[H-GEN] external USB drive
Russell Stuart
russell-humbug at stuart.id.au
Wed Dec 15 03:25:34 EST 2010
On Wed, 2010-12-15 at 16:56 +1000, Nick Kwiatkowski wrote:
> Some of my colleagues went to a presentation recently, between iPhone
> OS / Android / Windows 7.
Let me guess. This person was a representative of a US company. Only
someone from the US would ignore phones from the largest seller of smart
phones on the planet - Nokia.
> This market segment is being fought over, and Microsoft is still
> competing strongly.
Yes, the market place is being fought over. And yes, Microsoft is
trying to compete. But it is an uphill battle now. Their mobile phone
sales growth rates have gone negative, which is an dismal effort in what
is one of the fastest growing computing segments.

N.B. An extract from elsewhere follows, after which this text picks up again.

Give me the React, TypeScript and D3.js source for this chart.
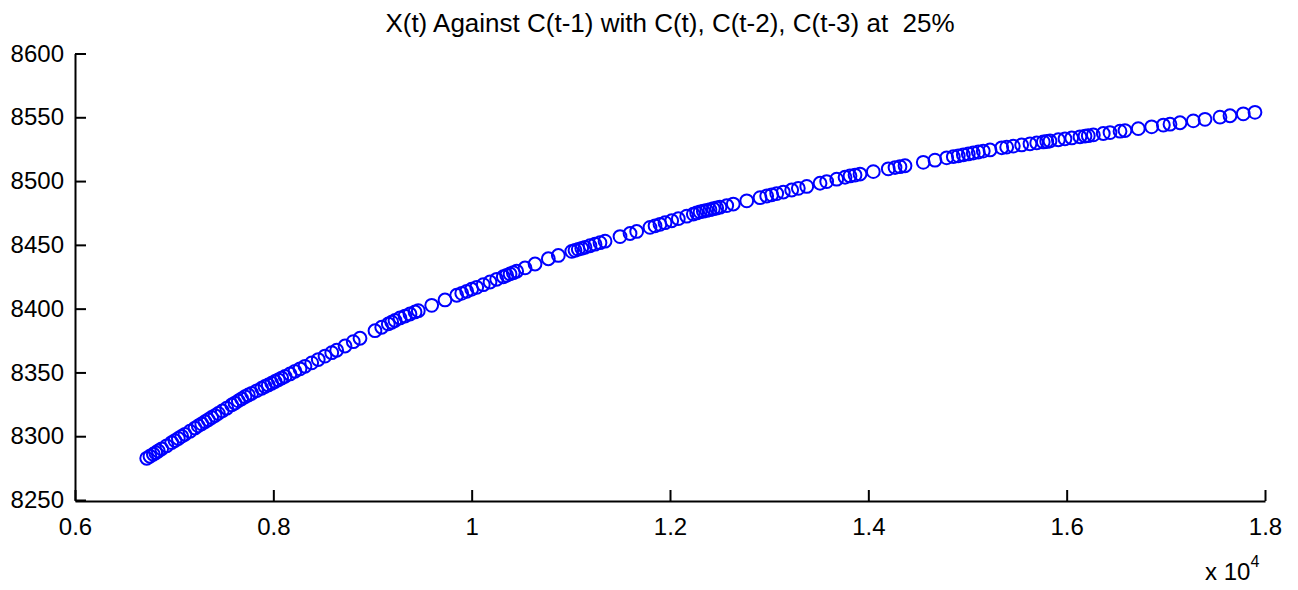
import { useEffect, useRef } from 'react';
import * as d3 from 'd3';

// C(t-1) values (raw, shown on axis as x 10^4)
const xValues = [
  6723, 6756, 6790, 6814, 6840, 6874, 6925, 6975, 7008, 7042, 7076, 7109, 7160, 7210, 7243, 7278,
  7311, 7344, 7378, 7412, 7445, 7485, 7530, 7580, 7613, 7647, 7681, 7714, 7748, 7782, 7832, 7883,
  7916, 7949, 7984, 8017, 8050, 8084, 8118, 8168, 8218, 8269, 8319, 8387, 8453, 8521, 8589,
  8639, 8723, 8806, 8874, 9025, 9093, 9159, 9194, 9227, 9277, 9328, 9378, 9429, 9462, 9597, 9731,
  9849, 9900, 9950, 10000, 10051, 10117, 10185, 10252, 10319, 10353, 10387, 10420, 10454, 10538,
  10639, 10773, 10874, 11009, 11042, 11075, 11110, 11143,
  11193, 11244, 11294, 11345, 11496, 11597, 11664, 11798, 11849, 11899, 11950, 12017, 12084, 12168,
  12235, 12269,
  12303, 12336, 12370, 12403, 12437, 12471, 12504, 12572, 12638, 12774, 12908, 12975, 13025, 13076,
  13143, 13227, 13294, 13379, 13513, 13580,
  13681, 13765, 13815, 13866, 13916, 14050, 14201, 14269, 14319, 14370, 14554, 14672, 14790, 14857,
  14907, 14958, 15008, 15058, 15109, 15159, 15227,
  15345, 15395, 15462, 15546, 15630, 15698, 15764, 15799, 15832, 15916, 15983, 16051, 16134, 16185,
  16218, 16269, 16369, 16437, 16538, 16588, 16722, 16857, 16975, 17042, 17143, 17277, 17395, 17546,
  17647, 17781, 17899,
];

// X(t) values
const yValues = [
  8282.7, 8284.3, 8285.9, 8287.1, 8288.4, 8290.1, 8292.5, 8295.0, 8296.6, 8298.2, 8299.9, 8301.5,
  8303.9, 8306.4, 8308.1, 8309.7, 8311.4, 8312.9, 8314.7, 8316.2, 8317.9, 8319.8, 8322.0, 8324.5,
  8326.0, 8327.7, 8329.3, 8331.0, 8332.3, 8333.6, 8335.6, 8337.6, 8339.0, 8340.2, 8341.6, 8342.9,
  8344.2, 8345.6, 8346.9, 8348.8, 8350.9, 8352.8, 8354.8, 8357.5, 8360.1, 8362.8, 8365.5,
  8367.4, 8370.7, 8374.1, 8376.8, 8382.7, 8385.4, 8388.0, 8389.4, 8390.7, 8392.7, 8394.2, 8395.8,
  8397.4, 8398.4, 8402.6, 8406.8, 8410.5, 8412.0, 8413.6, 8415.2, 8416.7, 8418.8, 8420.9, 8423.0,
  8425.0, 8426.1, 8427.2, 8428.2, 8429.3, 8431.9, 8435.0, 8439.1, 8441.7, 8444.9, 8445.7, 8446.5,
  8447.3, 8448.1,
  8449.3, 8450.5, 8451.7, 8452.9, 8456.5, 8458.9, 8460.5, 8463.7, 8464.9, 8466.1, 8467.4, 8468.9,
  8470.5, 8472.5, 8474.1, 8475.0,
  8475.8, 8476.4, 8477.0, 8477.6, 8478.3, 8478.9, 8479.5, 8480.8, 8482.0, 8484.5, 8487.0, 8488.3,
  8489.2, 8490.2, 8491.4, 8493.0, 8494.3, 8495.8, 8498.3, 8499.6,
  8501.5, 8503.0, 8504.0, 8504.7, 8505.5, 8507.4, 8509.6, 8510.6, 8511.3, 8512.0, 8514.7, 8516.4,
  8518.2, 8519.1, 8519.8, 8520.6, 8521.3, 8522.0, 8522.8, 8523.5, 8524.4,
  8526.1, 8526.6, 8527.4, 8528.3, 8529.2, 8529.9, 8530.7, 8531.0, 8531.4, 8532.4, 8533.1, 8533.8,
  8534.7, 8535.3, 8535.6, 8536.2, 8537.3, 8538.0, 8539.1, 8539.6, 8541.1, 8542.5, 8543.9, 8544.6,
  8545.7, 8547.2, 8548.4, 8550.1, 8551.2, 8552.7, 8553.9,
];

const xTicks = [6000, 8000, 10000, 12000, 14000, 16000, 18000];
const xTickLabels = ['0.6', '0.8', '1', '1.2', '1.4', '1.6', '1.8'];
const yTicks = [8250, 8300, 8350, 8400, 8450, 8500, 8550, 8600];

const title = 'X(t) Against C(t-1) with C(t), C(t-2), C(t-3) at  25%';
const FONT = "Arial, 'Liberation Sans', Helvetica, sans-serif";

export default function App() {
  const svgRef = useRef<SVGSVGElement>(null);
  const width = 1298;
  const height = 590;

  useEffect(() => {
    document.body.style.margin = '0';
    if (!svgRef.current) return;
    const svg = d3.select(svgRef.current);
    svg.selectAll('*').remove();

    const x = d3.scaleLinear().domain([6000, 18000]).range([75, 1265]);
    const y = d3.scaleLinear().domain([8250, 8600]).range([500, 53.5]);

    // y axis, ticks pointing inward like MATLAB
    const yAxis = svg.append('g')
      .attr('transform', `translate(${x(6000)},0)`)
      .call(d3.axisLeft(y).tickValues(yTicks).tickSize(-11).tickSizeOuter(0).tickPadding(11)
        .tickFormat(d => String(d)));

    const xAxis = svg.append('g')
      .attr('transform', `translate(0,${y(8250) + 1})`)
      .call(d3.axisBottom(x).tickValues(xTicks).tickSize(-11).tickSizeOuter(0).tickPadding(17)
        .tickFormat((d, i) => xTickLabels[i]));

    [yAxis, xAxis].forEach(a => {
      a.select('.domain').attr('stroke', '#000').attr('stroke-width', 2);
      a.selectAll('.tick line').attr('stroke', '#000').attr('stroke-width', 2);
      a.selectAll('.tick text')
        .attr('fill', '#000')
        .style('font-family', FONT)
        .style('font-size', '24px');
    });

    // points
    svg.append('g')
      .selectAll('circle')
      .data(xValues.map((v, i) => [v, yValues[i]]))
      .enter().append('circle')
      .attr('cx', d => x(d[0]))
      .attr('cy', d => y(d[1]))
      .attr('r', 6.4)
      .attr('fill', 'none')
      .attr('stroke', '#0000ff')
      .attr('stroke-width', 2);

    // title
    svg.append('text')
      .attr('x', (x(6000) + x(18000)) / 2)
      .attr('y', 32)
      .attr('text-anchor', 'middle')
      .style('font-family', FONT)
      .style('font-size', '26px')
      .style('white-space', 'pre')
      .text(title);

    // exponent label
    const expo = svg.append('text')
      .attr('x', 1205)
      .attr('y', 580)
      .style('font-family', FONT)
      .style('font-size', '24px');
    expo.append('tspan').text('x 10');
    expo.append('tspan')
      .attr('dy', -13)
      .style('font-size', '16px')
      .text('4');
  }, []);

  return (
    <svg ref={svgRef} width={width} height={height}
      style={{ display: 'block', background: '#fff' }} />
  );
}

For a while they did occupy the place in mobile phones they now occupy
with the PC. They were the primary supplier of a commodity OS to the
mobile phone arena - the OS being WinCE based phones. They should have
held that position and come to dominate the mobile phone space because
of it, but instead they ceded it to Google. That happened because
Microsoft's software engineering for WinCE could best be described as
inept. I had the misfortune to own a WinCE phone, and had a few friends
who did to. The last time I had to reboot a computer often as those
phones was back in the MSDOS days.
Win Phone 7 is also a WinCE based OS. If they haven't fixed the
underlying OS they are putting lipstick on a pig. And having used WinCE
as an embedded OS on projects I have worked on in my professional life,
it is a pig. Compared to Linux it was a big black binary blob; where
interrupts can disappear into the OS and never to be heard from again.
It was impossible to debug or write unit tests for, and that I suspect
that is why so many WinCE devices I have used have been so unreliable.

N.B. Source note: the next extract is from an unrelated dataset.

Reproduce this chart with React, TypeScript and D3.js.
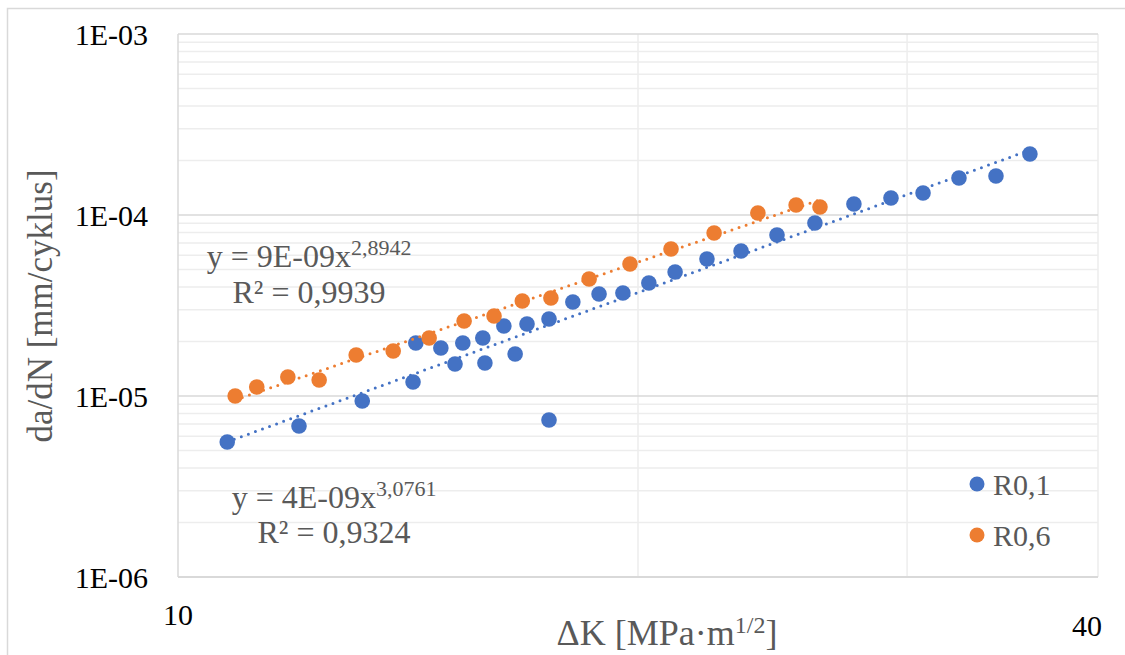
import React from "react";
import * as d3 from "d3";

const blueX = [10.77, 12.0, 13.2, 14.25, 14.31, 14.86, 15.18, 15.36, 15.83, 15.88, 16.34, 16.62, 16.92, 17.49, 17.49, 18.13, 18.86, 19.55, 20.33, 21.15, 22.19, 23.36, 24.66, 26.11, 27.69, 29.28, 30.73, 32.44, 34.3, 36.1];
const blueY = [5.57e-6, 6.83e-6, 9.38e-6, 1.195e-5, 1.963e-5, 1.841e-5, 1.502e-5, 1.963e-5, 2.091e-5, 1.521e-5, 2.436e-5, 1.706e-5, 2.499e-5, 2.663e-5, 7.37e-6, 3.306e-5, 3.66e-5, 3.707e-5, 4.21e-5, 4.844e-5, 5.713e-5, 6.325e-5, 7.755e-5, 9.03e-5, 1.15e-4, 1.241e-4, 1.323e-4, 1.601e-4, 1.642e-4, 2.173e-4];
const orangeX = [10.9, 11.26, 11.8, 12.37, 13.08, 13.83, 14.6, 15.39, 16.1, 16.8, 17.54, 18.58, 19.76, 21.02, 22.43, 23.96, 25.38, 26.31];
const orangeY = [1.0e-5, 1.121e-5, 1.274e-5, 1.226e-5, 1.684e-5, 1.772e-5, 2.091e-5, 2.597e-5, 2.767e-5, 3.349e-5, 3.479e-5, 4.43e-5, 5.362e-5, 6.49e-5, 7.955e-5, 1.026e-4, 1.136e-4, 1.107e-4];

const seriesNames = ["R0,1", "R0,6"];
const seriesColors = ["#4472C4", "#ED7D31"];
const yTickValues = [1e-6, 1e-5, 1e-4, 1e-3];
const yTickLabels = ["1E-06", "1E-05", "1E-04", "1E-03"];
const xTickValues = [10, 40];
const xTickLabels = ["10", "40"];
const eqMain = ["y = 4E-09x", "y = 9E-09x"];
const eqExp = ["3,0761", "2,8942"];
const eqR2 = ["R² = 0,9324", "R² = 0,9939"];

const L = 178, R = 1098, T = 34, B = 577;
const FONT = "'Liberation Serif', 'Times New Roman', serif";
const GRAY = "#595959";

function powerFit(xs: number[], ys: number[]) {
  const lx = xs.map(Math.log), ly = ys.map(Math.log);
  const mx = d3.mean(lx)!, my = d3.mean(ly)!;
  let sxy = 0, sxx = 0;
  lx.forEach((v, i) => { sxy += (v - mx) * (ly[i] - my); sxx += (v - mx) ** 2; });
  const b = sxy / sxx;
  const a = Math.exp(my - b * mx);
  return (x: number) => a * Math.pow(x, b);
}

export default function App() {
  const x = d3.scaleLog().domain([10, 40]).range([L, R]);
  const y = d3.scaleLog().domain([1e-6, 1e-3]).range([B, T]);

  const minorY: number[] = [];
  for (let e = -6; e < -3; e++) for (let k = 2; k <= 9; k++) minorY.push(k * Math.pow(10, e));
  const minorX = [20, 30, 40];

  const series = [
    { xs: blueX, ys: blueY },
    { xs: orangeX, ys: orangeY },
  ];

  const line = d3.line<[number, number]>().x(d => x(d[0])).y(d => y(d[1]));

  const eqPos = [
    { cx: 334, b1: 508, b2: 543 },
    { cx: 309, b1: 267, b2: 303 },
  ];

  return (
    <svg width={1125} height={655} style={{ position: "absolute", left: 0, top: 0, background: "#fff" }}>
      <rect x={7.5} y={8.5} width={1130} height={660} fill="#fff" stroke="#d9d9d9" strokeWidth={1.5} />
      {minorY.map((v, i) => (
        <line key={"my" + i} x1={L} x2={R} y1={y(v)} y2={y(v)} stroke="#ededed" strokeWidth={1.5} />
      ))}
      {minorX.map((v, i) => (
        <line key={"mx" + i} x1={x(v)} x2={x(v)} y1={T} y2={B} stroke="#ededed" strokeWidth={1.5} />
      ))}
      {yTickValues.map((v, i) => (
        <line key={"gy" + i} x1={L} x2={R} y1={y(v)} y2={y(v)} stroke="#d9d9d9" strokeWidth={1.5} />
      ))}
      <line x1={L} x2={L} y1={T} y2={B} stroke="#d9d9d9" strokeWidth={1.5} />
      <line x1={L} x2={R} y1={B} y2={B} stroke="#d9d9d9" strokeWidth={2} />

      {yTickValues.map((v, i) => (
        <text key={"yl" + i} x={148} y={y(v)} dy="0.35em" textAnchor="end" fontFamily={FONT} fontSize={30} fill="#000">
          {yTickLabels[i]}
        </text>
      ))}
      {xTickValues.map((v, i) => (
        <text key={"xl" + i} x={x(v) - (i === 1 ? 11 : 0)} y={i === 0 ? 625 : 636} textAnchor="middle" fontFamily={FONT} fontSize={30} fill="#000">
          {xTickLabels[i]}
        </text>
      ))}

      <text transform="translate(52,306) rotate(-90)" textAnchor="middle" fontFamily={FONT} fontSize={35} fill={GRAY}>
        da/dN [mm/cyklus]
      </text>
      <text x={667} y={645} textAnchor="middle" fontFamily={FONT} fontSize={36} fill={GRAY}>
        ΔK [MPa·m<tspan dy={-12} fontSize={24}>1/2</tspan><tspan dy={12}>]</tspan>
      </text>

      {series.map((s, si) => {
        const f = powerFit(s.xs, s.ys);
        const x0 = d3.min(s.xs)!, x1 = d3.max(s.xs)!;
        const pts: [number, number][] = d3.range(0, 41).map(i => {
          const xv = x0 * Math.pow(x1 / x0, i / 40);
          return [xv, f(xv)];
        });
        return (
          <g key={"s" + si}>
            <path d={line(pts)!} fill="none" stroke={seriesColors[si]} strokeWidth={3} strokeDasharray="0 7.5" strokeLinecap="round" />
            {s.xs.map((xv, i) => (
              <circle key={i} cx={x(xv)} cy={y(s.ys[i])} r={7.8} fill={seriesColors[si]} />
            ))}
          </g>
        );
      })}

      {eqPos.map((p, i) => (
        <g key={"eq" + i} fontFamily={FONT} fill={GRAY} fontSize={32} textAnchor="middle">
          <text x={p.cx} y={p.b1}>
            {eqMain[i]}<tspan dy={-12} fontSize={22}>{eqExp[i]}</tspan>
          </text>
          <text x={p.cx} y={p.b2}>{eqR2[i]}</text>
        </g>
      ))}

      {seriesNames.map((n, i) => (
        <g key={"lg" + i}>
          <circle cx={977} cy={484 + i * 51} r={7.5} fill={seriesColors[i]} />
          <text x={993} y={495 + i * 51} fontFamily={FONT} fontSize={30} fill={GRAY}>{n}</text>
        </g>
      ))}
    </svg>
  );
}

Turns out when you are developing for custom hardware having the source
available makes a huge difference.
Looking at Win Phone 7's hardware stipulations, it may be Microsoft
realises all this and is trying to avoid the problem by simply not
allowing much in the way of hardware variation. That may well solve the
reliability problem, but at the expense of being steam rolled by the
price and hardware range created by the variation Google does
successfully allow now.
In summary while they held the commodity OS supplier crown to the mobile
phone space, they had a chance of establishing a vice like grip on that
space using the same network and scale effects they use to hold that
same grip on the desktop PC space. But they lost that grip to a free
alternative, and there are other free alternatives lining up behind that
one. I'd say its over now. Whatever chance they had is gone.
> The recent lawsuits against Google are an indication that this will be
> a hot topic, with mobile devices the driving factor.
I am not sure what Oracle's lawsuits against Google are about. The most
likely explanation seems to be Oracle is milking the Java cash cow for
all it is worth as it gallantly sails into a cobol'esk like retirement.
But Apple's patent disputes against most of the mobile phone companies
on the planet and the retaliatory patent strikes suits make your point.